The historic city is also architecturally attractive, with its neoclassical (sometimes referred to as Tyneside Classical) centre of town and medieval street layout (particularly visible in the narrow alleys near the waterfront) as well and newer marvels of engineering such as the Millennium Bridge. Such is the range embodied in Newcastle’s diverse blend of modern and past ages that even sections of ancient Hadrian’s Wall and other Roman ruins can be found in the area.
Although rain may occur throughout the year, Newcastle is one of the UK’s driest cities due to the rain shadow of the North Pennines.

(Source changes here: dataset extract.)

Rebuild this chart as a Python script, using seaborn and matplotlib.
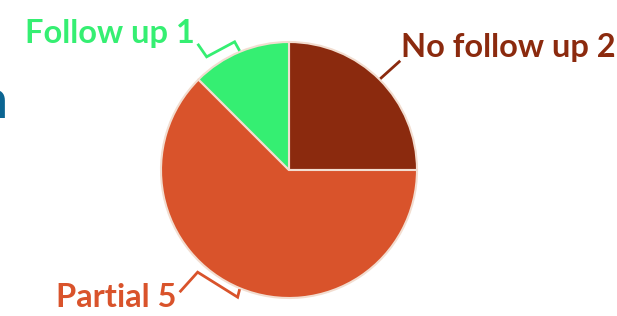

The region’s temperate oceanic climate is comparable to that of others in England, and the summer months of June and July are generally the warmest and driest and winter months of January and February often the coolest.
Tourism in Newcastle peaks during the summer, from June to September, when the weather is most likely to be warmest and driest.
Winter, particularly the coldest months of January and February, is Newcastle’s low season for tourism, as the weather is less favourable, and this is reflected in accommodation and travel costs and availability.
As Newcastle city centre is relatively compact and many areas are pedestrianised, most tourist sites easily reachable on foot without the need for transport.
However, the city also has a public transport network including a metro system and buses as well as rail services to surrounding towns.
The Tyne and Wear Metro offers routes from Newcastle Airport into town, as well as routes from central terminals such as Haymarket, Monument, St James, and Central Station to locations such as Northumberland Park, Whitley Bay, Tynemouth, Gateshead, North and South Shields, and Sunderland.
The Arriva North East and Stagecoach companies offer bus services in Newcastle and toward other towns and cities, with main bus stations at Haymarket and Eldon Square.